BUCKHANNON – City Council approved the third and final reading of the franchise renewal agreement between the City of Buckhannon and Optimum.
The ordinance, which passed by a majority vote at council’s Aug. 3 meeting, grants a franchise renewal agreement to Optimum – formerly known as Suddenlink – for the construction and operation of a cable/internet system within city limits for a period of 10 years.
Five city council members voted in favor of the ordinance, while two members voted against the renewal. City council members Dave McCauley and CJ Rylands voted against the renewal during each reading of the ordinance and outlined their reasons in-depth during the second reading and first readings, including the unreliability of service and the length of the agreement.
The third reading included a public hearing so community members could express their opinions on the ordinance. No residents attended to comment, but the city received one letter, which city recorder Randy Sanders read aloud.
The letter urged council to vote against the ordinance and said its authors thought Optimum was an “untrustworthy” company. The letter also stated that most people were probably unaware of the public hearing, where they could express their disapproval of the agreement.
Clark Barnes, who is employed by Orion Strategies and handles public relations for the telecommunications company, presented prepared remarks to council, addressing several points that have been brought up during previous readings of the ordinance.
“I’ve had the opportunity to work with 17 counties and municipalities since the end of March, and we’ve closed those franchise agreements on 16 of them now,” Barnes said. “We have two outstanding and one is yours.”
“I will have to say, Mr. Mayor, that you have been the most thorough of all the municipalities and all the counties I’ve worked for, and I appreciate the fact you did your due diligence to see what your options were, which very few people do,” he added.

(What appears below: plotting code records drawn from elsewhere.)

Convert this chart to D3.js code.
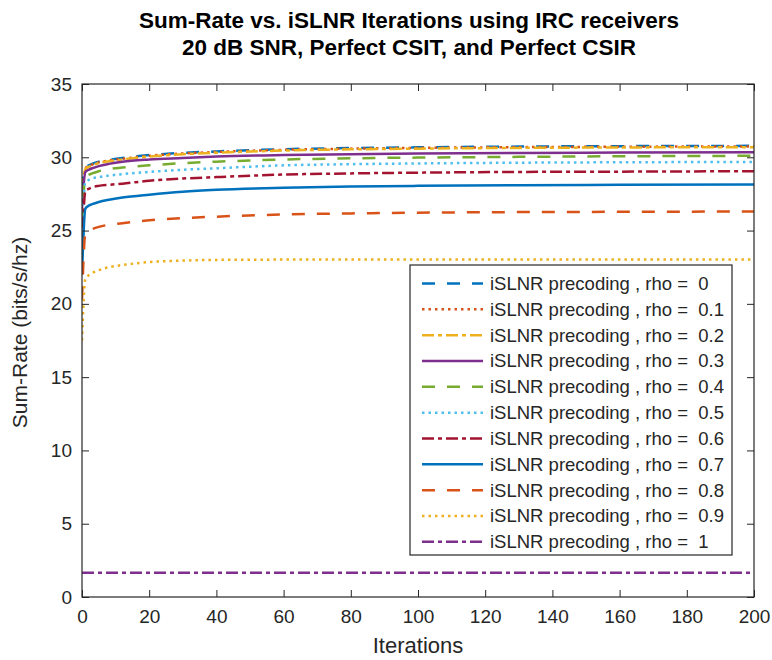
<!DOCTYPE html>
<html>
<head>
<meta charset="utf-8">
<script src="https://cdn.jsdelivr.net/npm/d3@7"></script>
<style>
  html, body { margin: 0; padding: 0; background: #fff; }
  svg { display: block; }
  text { font-family: "Liberation Sans", Arial, Helvetica, sans-serif; }
</style>
</head>
<body>
<svg id="chart" width="772" height="660"></svg>
<script>
// ---------------- DATA ----------------
const iterations = [0, 1, 2, 3, 5, 8, 12, 20, 30, 40, 60, 80, 100, 130, 160, 200];
const rhoLabels = ["0", "0.1", "0.2", "0.3", "0.4", "0.5", "0.6", "0.7", "0.8", "0.9", "1"];
const rho00 = [27.8, 29.30, 29.45, 29.55, 29.70, 29.82, 29.95, 30.15, 30.30, 30.40, 30.55, 30.63, 30.68, 30.73, 30.76, 30.78];
const rho01 = [27.5, 29.25, 29.40, 29.50, 29.65, 29.78, 29.90, 30.10, 30.26, 30.36, 30.51, 30.59, 30.64, 30.69, 30.72, 30.74];
const rho02 = [27.2, 29.20, 29.35, 29.45, 29.60, 29.73, 29.85, 30.05, 30.21, 30.31, 30.46, 30.54, 30.59, 30.64, 30.67, 30.69];
const rho03 = [26.5, 29.00, 29.15, 29.25, 29.40, 29.55, 29.70, 29.85, 29.95, 30.05, 30.15, 30.20, 30.25, 30.30, 30.32, 30.35];
const rho04 = [25.5, 28.60, 28.80, 28.90, 29.05, 29.20, 29.30, 29.45, 29.60, 29.70, 29.85, 29.93, 29.98, 30.03, 30.07, 30.10];
const rho05 = [24.5, 28.30, 28.45, 28.55, 28.65, 28.75, 28.85, 29.00, 29.15, 29.25, 29.45, 29.53, 29.58, 29.63, 29.66, 29.68];
const rho06 = [23.5, 27.70, 27.85, 27.95, 28.05, 28.12, 28.20, 28.40, 28.55, 28.65, 28.82, 28.90, 28.95, 29.00, 29.02, 29.05];
const rho07 = [22.0, 26.50, 26.70, 26.80, 26.95, 27.10, 27.25, 27.45, 27.65, 27.78, 27.92, 28.00, 28.05, 28.10, 28.12, 28.15];
const rho08 = [20.3, 24.80, 25.00, 25.10, 25.25, 25.40, 25.50, 25.70, 25.85, 25.95, 26.10, 26.17, 26.22, 26.26, 26.28, 26.30];
const rho09 = [17.5, 21.70, 21.95, 22.10, 22.30, 22.50, 22.65, 22.85, 22.95, 23.00, 23.02, 23.03, 23.03, 23.03, 23.03, 23.03];
const rho10 = [1.65, 1.65, 1.65, 1.65, 1.65, 1.65, 1.65, 1.65, 1.65, 1.65, 1.65, 1.65, 1.65, 1.65, 1.65, 1.65];
const seriesValues = [rho00, rho01, rho02, rho03, rho04, rho05, rho06, rho07, rho08, rho09, rho10];
const xTicks = [0, 20, 40, 60, 80, 100, 120, 140, 160, 180, 200];
const yTicks = [0, 5, 10, 15, 20, 25, 30, 35];
const titleLines = ["Sum-Rate vs. iSLNR Iterations using IRC receivers", "20 dB SNR, Perfect CSIT, and Perfect CSIR"];
const xLabel = "Iterations";
const yLabel = "Sum-Rate (bits/s/hz)";

// ---------------- STYLE ----------------
const colors = ["#0072BD", "#D95319", "#EDB120", "#7E2F8E", "#77AC30", "#4DBEEE", "#A2142F", "#0072BD", "#D95319", "#EDB120", "#7E2F8E"];
const DASH = "13,12", DOT = "2.5,4", DASHDOT = "12,4,4,4", SOLID = null;
const dashes = [DASH, DOT, DASHDOT, SOLID, DASH, DOT, DASHDOT, SOLID, DASH, DOT, DASHDOT];

// ---------------- LAYOUT ----------------
const svg = d3.select("#chart");
const L = 82, R = 754, T = 84, B = 597;
const x = d3.scaleLinear().domain([0, 200]).range([L, R]);
const y = d3.scaleLinear().domain([0, 35]).range([B, T]);
const axisColor = "#262626";
const lw = 2.5;

// clip
svg.append("defs").append("clipPath").attr("id", "clip")
  .append("rect").attr("x", L).attr("y", T).attr("width", R - L).attr("height", B - T);

// lines
const line = d3.line().x((d, i) => x(iterations[i])).y(d => y(d)).curve(d3.curveMonotoneX);
const gLines = svg.append("g").attr("clip-path", "url(#clip)");
seriesValues.forEach((vals, k) => {
  gLines.append("path")
    .attr("d", line(vals))
    .attr("fill", "none")
    .attr("stroke", colors[k])
    .attr("stroke-width", lw)
    .attr("stroke-dasharray", dashes[k])
    .attr("stroke-linejoin", "round");
});

// axes
const tickLen = 7;
const fontTick = 19;
const xAxisB = d3.axisBottom(x).tickValues(xTicks).tickSizeInner(-tickLen).tickSizeOuter(0).tickPadding(13);
const yAxisL = d3.axisLeft(y).tickValues(yTicks).tickSizeInner(-tickLen).tickSizeOuter(0).tickPadding(10);
const xAxisT = d3.axisTop(x).tickValues(xTicks).tickSizeInner(-tickLen).tickSizeOuter(0).tickFormat("");
const yAxisR = d3.axisRight(y).tickValues(yTicks).tickSizeInner(-tickLen).tickSizeOuter(0).tickFormat("");

function styleAxis(g) {
  g.select(".domain").remove();
  g.selectAll(".tick line").attr("stroke", axisColor).attr("stroke-width", 1);
  g.selectAll(".tick text").attr("fill", axisColor).style("font-size", fontTick + "px")
    .style("font-family", "'Liberation Sans', Arial, sans-serif");
}
svg.append("g").attr("transform", `translate(0,${B})`).call(xAxisB).call(styleAxis);
svg.append("g").attr("transform", `translate(${L},0)`).call(yAxisL).call(styleAxis);
svg.append("g").attr("transform", `translate(0,${T})`).call(xAxisT).call(styleAxis);
svg.append("g").attr("transform", `translate(${R},0)`).call(yAxisR).call(styleAxis);

// box
svg.append("rect").attr("x", L).attr("y", T).attr("width", R - L).attr("height", B - T)
  .attr("fill", "none").attr("stroke", axisColor).attr("stroke-width", 1.2);

// title
svg.append("g").selectAll("text").data(titleLines).join("text")
  .attr("x", 409).attr("y", (d, i) => 28 + i * 27)
  .attr("text-anchor", "middle")
  .attr("font-weight", "bold")
  .attr("font-size", 22.5)
  .attr("fill", "#000")
  .text(d => d);

// axis labels
svg.append("text").attr("x", (L + R) / 2).attr("y", 653).attr("text-anchor", "middle")
  .attr("font-size", 22).attr("fill", axisColor).text(xLabel);
svg.append("text").attr("transform", `translate(27,${(T + B) / 2 - 8}) rotate(-90)`)
  .attr("text-anchor", "middle").attr("font-size", 21).attr("fill", axisColor).text(yLabel);

// legend
const lgX = 410, lgY = 265, lgW = 322, lgH = 290;
const lg = svg.append("g");
lg.append("rect").attr("x", lgX).attr("y", lgY).attr("width", lgW).attr("height", lgH)
  .attr("fill", "#fff").attr("stroke", axisColor).attr("stroke-width", 1.2);
const rowH = 25.83, row0 = 283.5;
rhoLabels.forEach((r, k) => {
  const yy = row0 + k * rowH;
  lg.append("line").attr("x1", 422).attr("x2", 483).attr("y1", yy).attr("y2", yy)
    .attr("stroke", colors[k]).attr("stroke-width", lw).attr("stroke-dasharray", dashes[k]);
  lg.append("text").attr("x", 490).attr("y", yy + 6.5).attr("font-size", 18.5)
    .attr("fill", axisColor).style("white-space", "pre")
    .text("iSLNR precoding , rho =  " + r);
});
</script>
</body>
</html>
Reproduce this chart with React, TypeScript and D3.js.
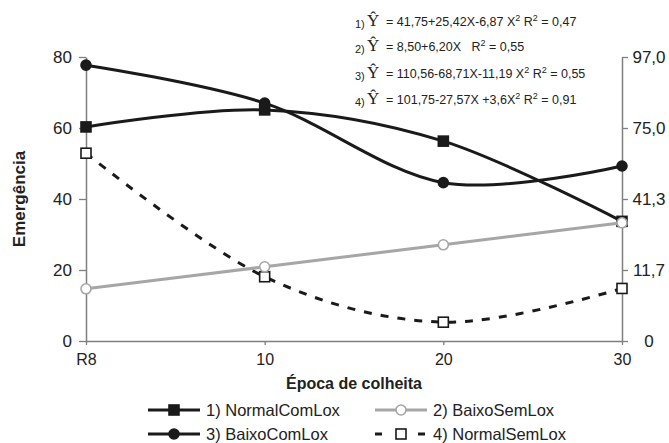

Barnes said Altice USA acquired the facilities and customers of Seabridge Telecom of West Virginia in 2015, which gave them control of Cequel Corporation and Suddenlink Communications in West Virginia. Altice continued to provide cable/television service in West Virginia as Suddenlink, serving 300,000 households and small businesses over a hybrid fiber optic coaxial network with more than 8,500 miles and eight head-ends across West Virginia.
“The Public Service Commission received numerous complaints, some of us here today may have participated in those complaints,” Barnes said. “Naturally, with Altice’s acquisition of Suddenlink, continued investments had to be made and upgrades to technology, maintenance of aging equipment, as well as workforce issues, so Altice along with the Public Service Commission realized that improvements must be accelerated, and a journey began in early 2022.”
Altice rebranded as Optimum, and the West Virginia Public Service Commission required them to improve their services to West Virginia customers.
“In that time, Altice has made significant progress toward complying with all the Commission’s directives, in addition to its other initiatives to enhance the experience of Optimum for West Virginia customers,” Barnes said. “While more work remains, we’re encouraged by metrics showing customers are more satisfied, have fewer complaints and have access to products and services consistent with the company’s goal.”
He said Optimum’s overall customer feedback has improved by 25-46 percent across various metrics.
“Among other things, the company has accomplished the following as of today; we have opened four new retail locations in Parkersburg, Vienna, Lewisburg and Princeton, allowing customers to pay bills, swap equipment and raise service issues and is on track to open to more in Charleston and Elkins by the end of 2023, bringing its total store count to 13,” Barnes said.
“As a result of the Scott Depot Call Center that opened last year, more West Virginia-based customer service agents are available to respond to customer service inquiries,” he continued.
Barnes said Optimum has also added field service technicians and continues to recruit more of them while ensuring they are all state-certified to improve their in-person services.
“Optimum issued $2.24 million in credits to customer bills between July and August last year (2022), in addition to ensuring that all late fees were capped at $2,” he said. “Optimum eliminated all separate surcharges, except ones required by law, and Optimum now automatically issues bill credits to customers who are impacted by full or partial outages lasting more than 24 hours.”
Barnes said Optimum has allowed its customers to track outages by deploying an outage map and allowing them to subscribe for email and text updates regarding outages and estimated repair time.
McCauley said he did not feel the need to reiterate his objections to the ordinance.
“I’ve talked until I was blue in the face, so I’m not going to say much, but folks will catch you on the corner, call to you and say, ‘down with Suddenlink,’ but now here’s a public hearing and we received one letter,” McCauley said. “If that’s the will of the people — if one out of 2,000 subscribers in the Buckhannon system wants to be heard and speak out against Suddenlink — things have gotten a lot better in the last year.”
Mayor Robbie Skinner said city officials had done their best in the last year to hear complaints and attempt to resolve them by acting as a liaison between residents and the company.
“We have done our best over the course of the year,” Skinner said. “As we’ve received complaints, we’ve tried to contact the company on behalf of the citizens to ask for some improvements, and I think, in most cases, that has worked out pretty well.”